La semana pasada se inauguró en Madrid, en la fundación Juan March, una pequeña retrospectiva del pintor Alemán Otto Dix, bien conocido por su pintura expresionista de tiempos de entreguerras.
Sin embargo, más interesante que su obra más conocida y llamativa, bien representada en esta exposición, es el Dix después de Dix que se nos descubre en las últimas salas.
Porque de todos es conocido que Adolf Hitler no era otra cosa que un artista fracasado, alguien que intentó entrar en las academías de arte de la viena de 1900, y que fue rechazado una y otra, no por revolucionario, vanguardista, incómodo o inclasificable, sino simplemente por ser malo, un pintor de postales baratas que no daba el nivel exigido.
Ese fracaso, ese odio por todo arte que no se pareciese a sus gustos provincianos y transnochados, se convirtió en la política oficial del tercer Reich. De ahí saldría la idea de la famosa, por infame, exposición entartete Kunst (arte degenerado) donde las obras de la vanguardia se exponían acompañadas con comentarios insultantes y degradantes.
Pintores como Emil Nolde, cuyas simpatías nazis eran notorias, pero que habían formado parte de la vangüardia desde primeros de siglo, se llevaron la sorpresa de encontrar que la pintura de sus colegas era prohibida y censurada, y de que su misma obra era puesta en cuarentena a menos que cambiasen de estilo y abrazasen el credo artísitca predicado por el Führer, aquél que como era bien sabido, jamás podía equivocarse y debía ser obedecido sin titubeos.
Muchos, como Grosz y Ernst, abandonaron Alemania, otros como Dix, permanecieron en ella. Los que se fueron pudieron seguir pintando en su estilo, seguir evolucionando, sin otro temor que equivocarse en su camino. Los que se quedaron, por el contrario, a menos que su fe ideólogica les llevará a convertirse a la nueva fe y transformarse, como todos los conversos, en fanáticos peores que los viejos creyentes, tuvieron que negarse a sí mismos, fingirse y mentirse, para seguir viviviendo, para seguir pintando, aguardando que un día llegase el momento de la liberación, la ocasión de la libertad.
¿Cuánto tiempo se puede vivir así? Durante años, Dix había pintado la vida urbana en toda su variedad, sin ocultar nada de su fealdad y sus miserias.

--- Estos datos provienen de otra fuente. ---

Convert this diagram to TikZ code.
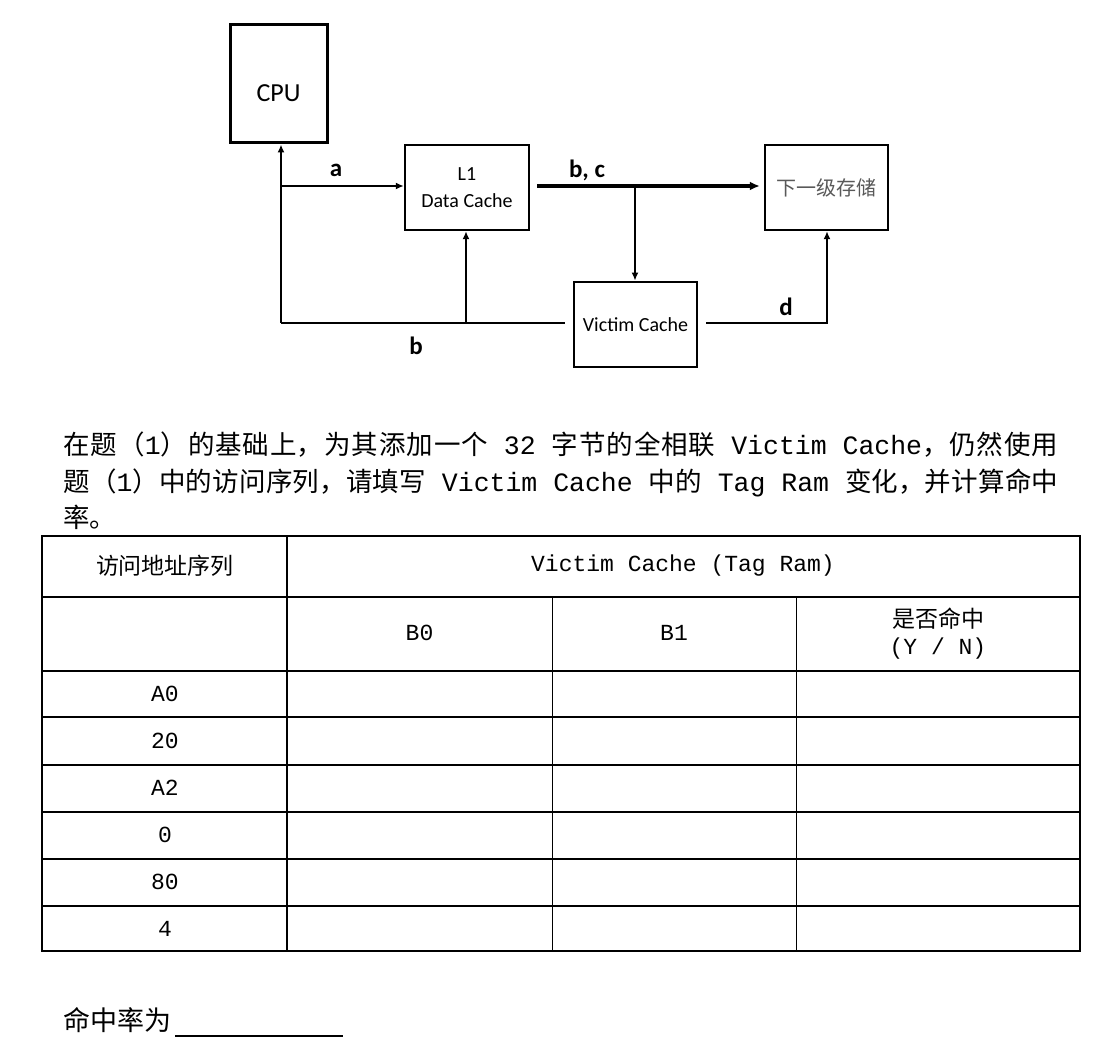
\documentclass[tikz,border=0pt]{standalone}
\usepackage{fontspec}
\setmainfont{Noto Sans CJK SC}
\setmonofont{Liberation Mono}
\newfontfamily\calib{Carlito}
\usetikzlibrary{arrows.meta}
\XeTeXlinebreaklocale "zh"
\XeTeXlinebreakskip = 0pt plus 1pt

\begin{document}
\begin{tikzpicture}[x=0.5pt,y=-0.5pt,>={Latex[length=4pt,width=3.5pt]},
  unit/.style={shape=rectangle,draw,line width=1.2pt,inner sep=0pt,minimum width=61.5pt,minimum height=42.5pt,font=\calib\fontsize{10}{13.5}\selectfont,align=center},
  wire/.style={line width=1pt},
  lbl/.style={font=\calib\bfseries\fontsize{12.5}{14}\selectfont,inner sep=0pt},
  cjkcell/.style={inner sep=0pt,font=\fontsize{11.5}{13.5}\selectfont,align=center},
  ttcell/.style={inner sep=0pt,font=\ttfamily\fontsize{11.5}{13.5}\selectfont}]
\useasboundingbox (0,0) rectangle (1110,1053);

\path (278.5,84) node (cpu) [unit,line width=1.5pt,minimum width=48.5pt,minimum height=59pt,label={[font=\calib\fontsize{13}{15}\selectfont,yshift=-4.5pt]center:CPU}] {};
\path (467,187.5) node (l1) [unit,minimum width=62pt] {L1\\Data Cache};
\path (826.5,187.5) node (next) [unit,text=black!65,font=\rmfamily\fontsize{10}{13.5}\selectfont] {下一级存储};
\path (635.5,324.5) node (victim) [unit,line width=1.4pt] {Victim Cache};

\coordinate (jtop) at (281,186);
\coordinate (jbot) at (281,323);
\coordinate (jmid) at (466,323);
\coordinate (jsplit) at (635,186);
\coordinate (jd) at (827,323);

\draw [wire,->] (jbot) to (jbot |- cpu.south);
\draw [wire,->] (jtop) to (jtop -| l1.west);
\draw [wire] ([xshift=-4pt]victim.west |- jbot) to (jbot);
\draw [wire,->] (jmid) to (jmid |- l1.south);
\draw [line width=1.6pt,-{Latex[length=5pt,width=4.5pt]},shorten >=2pt] ([xshift=3.5pt]l1.east |- jsplit) to (jsplit -| next.west);
\draw [wire,->] (jsplit) to (jsplit |- victim.north);
\draw [wire,->] ([xshift=4pt]victim.east |- jd) -- (jd) -- (jd |- next.south);

\path (336,170) node (labela) [lbl] {a};
\path (587,170) node (labelbc) [lbl] {b, c};
\path (416,346) node (labelb) [lbl] {b};
\path (786,307) node (labeld) [lbl] {d};

\path (63,481) node (task) [anchor=west,inner sep=0pt,text width=497.5pt,align=justify,font=\fontsize{13.25}{18.25}\selectfont] {在题（{\ttfamily 1}）的基础上，为其添加一个{\ttfamily\ 32 }字节的全相联{\ttfamily\ Victim Cache}，仍然使用\linebreak 题（{\ttfamily 1}）中的访问序列，请填写{\ttfamily\ Victim Cache }中的{\ttfamily\ Tag Ram }变化，并计算命中\linebreak 率。};

\draw [line width=1pt] (42,536) rectangle (1080,951);
\foreach \y/\w in {597/1pt,671/1pt,717/1.4pt,765/1.4pt,812/0.8pt,859/0.8pt,906/1.4pt}
  \draw [line width=\w] (42,\y) -- (1080,\y);
\draw [line width=0.6pt] (287,536) -- (287,951);
\foreach \x in {552,796}
  \draw [line width=0.5pt] (\x,597) -- (\x,951);

\path (165,566) node (seqhead) [cjkcell] {访问地址序列};
\path (683,566) node (vchead) [ttcell] {Victim Cache (Tag Ram)};
\path (419.5,633) node (bzero) [ttcell] {B0};
\path (674,633) node (bone) [ttcell] {B1};
\path (938,634) node (hithead) [cjkcell] {是否命中\\{\ttfamily (Y / N)}};
\foreach \t [count=\i] in {A0,20,A2,0,80,4}
  \path (165,{694+47*(\i-1)}) node (row\i) [ttcell] {\t};

\path (63,1020) node (hitrate) [anchor=west,inner sep=0pt,font=\fontsize{13.5}{16}\selectfont] {命中率为};
\draw [line width=0.6pt] (175,1036) -- (343,1036);

\end{tikzpicture}
\end{document}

Durante años, Dix había criticado violentamente a todos aquellos que habían conducido Alemania a una guerra y la habían abocado a la derrota. Durante años, había clamado por la vida frente a la muerte, por el paraíso frente al infierno.
Pero ahora, quienes governaban sólo amaban la guerra, la muerte y la destrucción... y a Dix sólo le quedó el pintar paísajes, el único tema donde sus aspiraciones anteriores no podrían manifestarse y traicionarse, el único tema ideológicamente inocente, donde su pasado y su figura no atraerían la atención de los inquisidores.
Doce años duró aquel exilio, ese vagar por el desierto. Doce años de continuar pintando, de aguantar día tras día sin tirar el pincel, sólo por demostrar que se seguía siendo un pintor, que aún podía mezclar los colores y trazar un perfil, que aún seguía vivo.
Doce años que acabaron con la derrota del nazismo, pero que se llevaron consigo todo lo que Dix había sido, porque los cuadros de después del 45, no son más que pálidos reflejos de lo pintado antes del 33, la obra de alguien que ya no cree en la pintura, de alguien que ya no es capaz de expresarse con los pintores, de alguién que no tiene ni las fuerzas ni la razón para hacerlo.
La obra de un muerto en vida, en definitiva.